American football player (1877–1909)

William Armistead Moale Burden Sr. (July 11, 1877 – February 2, 1909) was an American football guard for the Harvard Crimson football team and stock broker.

==Early life==
Burden was born on July 11, 1877 in Troy, New York to millionaire iron manufacturer I. Townsend Burden and Evelyn Byrd (Moale) Burden. He attended Groton School where he was a member of the school's football team. In 1895, he succeeded Percy Haughton as team captain.

===Harvard===
Burden played on the Harvard freshman football team in 1896. The following season he became the backup center on the varsity team. In 1898 he became a starting guard and in 1899 was the team captain. Following his senior season, Burden was named a second-team All-American by the New York Tribune and Outing and a third-team All-American by Walter Camp. Outside of football, Burden was first marshall and president of his class as well as president of the Hasty Pudding and Groton clubs. Burden graduated from Harvard in 1900.

==Career==
Immediately after leaving school, Burden, Francis Lee Higginson, John L. Saltonstall, and Augustus Jay took a trip around the world. He eventually returned to New York City, where he worked for James D. Smith & Co. On August 19, 1903, he purchased a seat on the New York Stock Exchange from Henry G. Weil for $60,000.

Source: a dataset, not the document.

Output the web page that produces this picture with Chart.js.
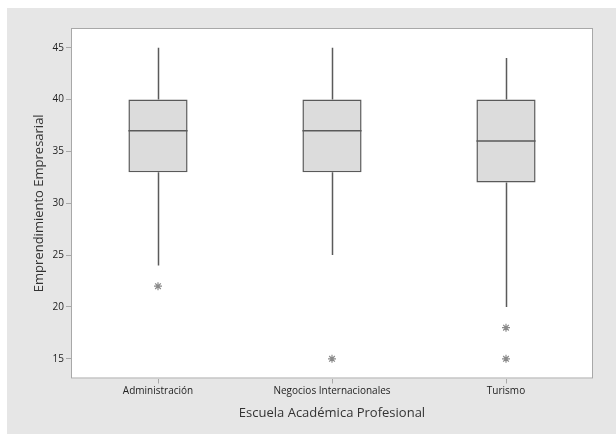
<!DOCTYPE html>
<html>
<head>
<meta charset="utf-8">
<script src="https://cdn.jsdelivr.net/npm/chart.js@4"></script>
<style>
  html, body { margin: 0; padding: 0; background: #ffffff; }
  #wrap { width: 616px; height: 434px; }
</style>
</head>
<body>
<div id="wrap"><canvas id="boxChart" width="616" height="434"></canvas></div>
<script>
// Box plot values
const schools = ["Administración", "Negocios Internacionales", "Turismo"];
const whiskerLow = [24, 25, 20];
const q1 = [33, 33, 32];
const median = [37, 37, 36];
const q3 = [40, 40, 40];
const whiskerHigh = [45, 45, 44];
const outlierSchool = ["Administración", "Negocios Internacionales", "Turismo", "Turismo"];
const outlierValue = [22, 15, 18, 15];
const yTicks = [15, 20, 25, 30, 35, 40, 45];

const lineColor = "#5a5a5a";

// gray frame behind everything, white plot area with border
const framePlugin = {
    id: "frame",
    beforeDraw(chart) {
        const ctx = chart.ctx;
        const a = chart.chartArea;
        ctx.save();
        ctx.fillStyle = "#e6e6e6";
        ctx.fillRect(7, 8, chart.width - 7, chart.height - 8);
        ctx.fillStyle = "#ffffff";
        ctx.fillRect(a.left, a.top, a.right - a.left, a.bottom - a.top);
        ctx.restore();
    },
    afterDraw(chart) {
        const ctx = chart.ctx;
        const a = chart.chartArea;
        ctx.save();
        ctx.strokeStyle = "#a8a8a8";
        ctx.lineWidth = 1;
        ctx.strokeRect(a.left + 0.5, a.top + 0.5, a.right - a.left - 1, a.bottom - a.top - 1);
        ctx.restore();
    }
};

// whiskers and median lines, placed from the bar elements and the y scale
const whiskerPlugin = {
    id: "whiskers",
    beforeDatasetsDraw(chart) {
        const ctx = chart.ctx;
        const y = chart.scales.y;
        const bars = chart.getDatasetMeta(0).data;
        ctx.save();
        ctx.strokeStyle = lineColor;
        ctx.lineWidth = 1.5;
        bars.forEach((bar, i) => {
            const x = Math.round(bar.x) + 0.5;
            ctx.beginPath();
            ctx.moveTo(x, y.getPixelForValue(q3[i]));
            ctx.lineTo(x, y.getPixelForValue(whiskerHigh[i]));
            ctx.moveTo(x, y.getPixelForValue(q1[i]));
            ctx.lineTo(x, y.getPixelForValue(whiskerLow[i]));
            ctx.stroke();
        });
        ctx.restore();
    },
    afterDatasetsDraw(chart) {
        const ctx = chart.ctx;
        const y = chart.scales.y;
        const bars = chart.getDatasetMeta(0).data;
        ctx.save();
        ctx.strokeStyle = lineColor;
        ctx.lineWidth = 1.5;
        bars.forEach((bar, i) => {
            const py = y.getPixelForValue(median[i]);
            ctx.beginPath();
            ctx.moveTo(bar.x - bar.width / 2, py);
            ctx.lineTo(bar.x + bar.width / 2, py);
            ctx.stroke();
        });
        ctx.restore();
    }
};

const ctx = document.getElementById("boxChart").getContext("2d");
new Chart(ctx, {
    type: "bar",
    data: {
        labels: schools,
        datasets: [{
            type: "bar",
            data: schools.map((s, i) => [q1[i], q3[i]]),
            backgroundColor: "#dcdcdc",
            borderColor: lineColor,
            borderWidth: 1.5,
            borderSkipped: false,
            categoryPercentage: 1,
            barPercentage: 0.34,
            order: 2
        }, {
            type: "line",
            data: outlierSchool.map((s, i) => ({ x: s, y: outlierValue[i] })),
            showLine: false,
            pointStyle: "star",
            pointRadius: 4,
            pointBorderColor: "#8a8a8a",
            pointBackgroundColor: "#8a8a8a",
            pointBorderWidth: 1.2,
            order: 1
        }]
    },
    options: {
        responsive: false,
        animation: false,
        layout: { padding: { left: 31, top: 28, right: 23, bottom: 13 } },
        plugins: {
            legend: { display: false },
            tooltip: { enabled: false }
        },
        scales: {
            x: {
                offset: true,
                grid: { display: true, offset: false, drawOnChartArea: false, tickLength: 5, color: "#a8a8a8" },
                border: { display: false },
                ticks: { color: "#222", font: { family: "Open Sans", size: 10 }, padding: 2, maxRotation: 0 },
                title: {
                    display: true,
                    text: "Escuela Académica Profesional",
                    color: "#333",
                    font: { family: "Open Sans", size: 13 },
                    padding: { top: 4, bottom: 0 }
                },
                afterFit(scale) { scale.height = 42.5; }
            },
            y: {
                min: 13.1,
                max: 46.9,
                afterBuildTicks(scale) { scale.ticks = yTicks.map(v => ({ value: v })); },
                grid: { display: true, drawOnChartArea: false, tickLength: 5, color: "#a8a8a8" },
                border: { display: false },
                ticks: { color: "#222", font: { family: "Open Sans", size: 10 }, padding: 2 },
                title: {
                    display: true,
                    text: "Emprendimiento Empresarial",
                    color: "#333",
                    font: { family: "Open Sans", size: 13 },
                    padding: { top: 0, bottom: 4 }
                },
                afterFit(scale) { scale.width = 40; }
            }
        }
    },
    plugins: [framePlugin, whiskerPlugin]
});
</script>
</body>
</html>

On October 1, 1907, Burden retired as a floor member of James D. Smith & Co. due to ill health. He was sent abroad to recover, however his health did not improve.

==Personal life==
On April 12, 1904, he married Florence Vanderbilt Twombly, daughter of Hamilton McKown Twombly and Florence Vanderbilt Twombly and a granddaughter of William Henry Vanderbilt, at Saint Thomas Church in Manhattan. The couple had two sons, William A. M. Burden Jr. (who became the U.S. Ambassador to Belgium) and Shirley Carter Burden (who became a prominent photographer).

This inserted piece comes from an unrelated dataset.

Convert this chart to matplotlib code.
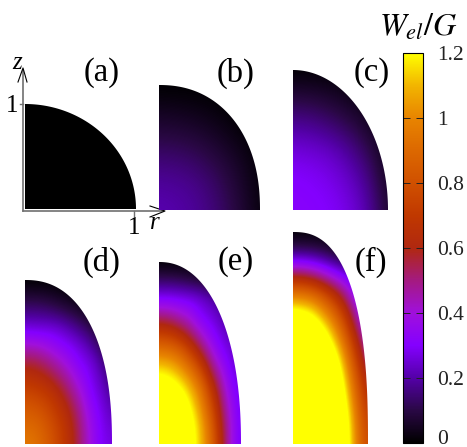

On December 2, 1908, The New York Times reported that his unknown illness had gotten worse and he had been bedridden for several months. Doctors were unable to diagnose or treat Burden's illness, which was described by The New York Times as a "chronic recurrent fever" that "attacks the patient suddenly...if he recovers, the only thing to do is prepare him for the next attack, which is sure to come". He died on February 2, 1909, aged 31, at his home in Manhattan.

===Legacy===
In 1971, Burden's widow and sons donated Burden Hall to Harvard Business School in honor of him and his grandson, William A. M. Burden III, who also died young.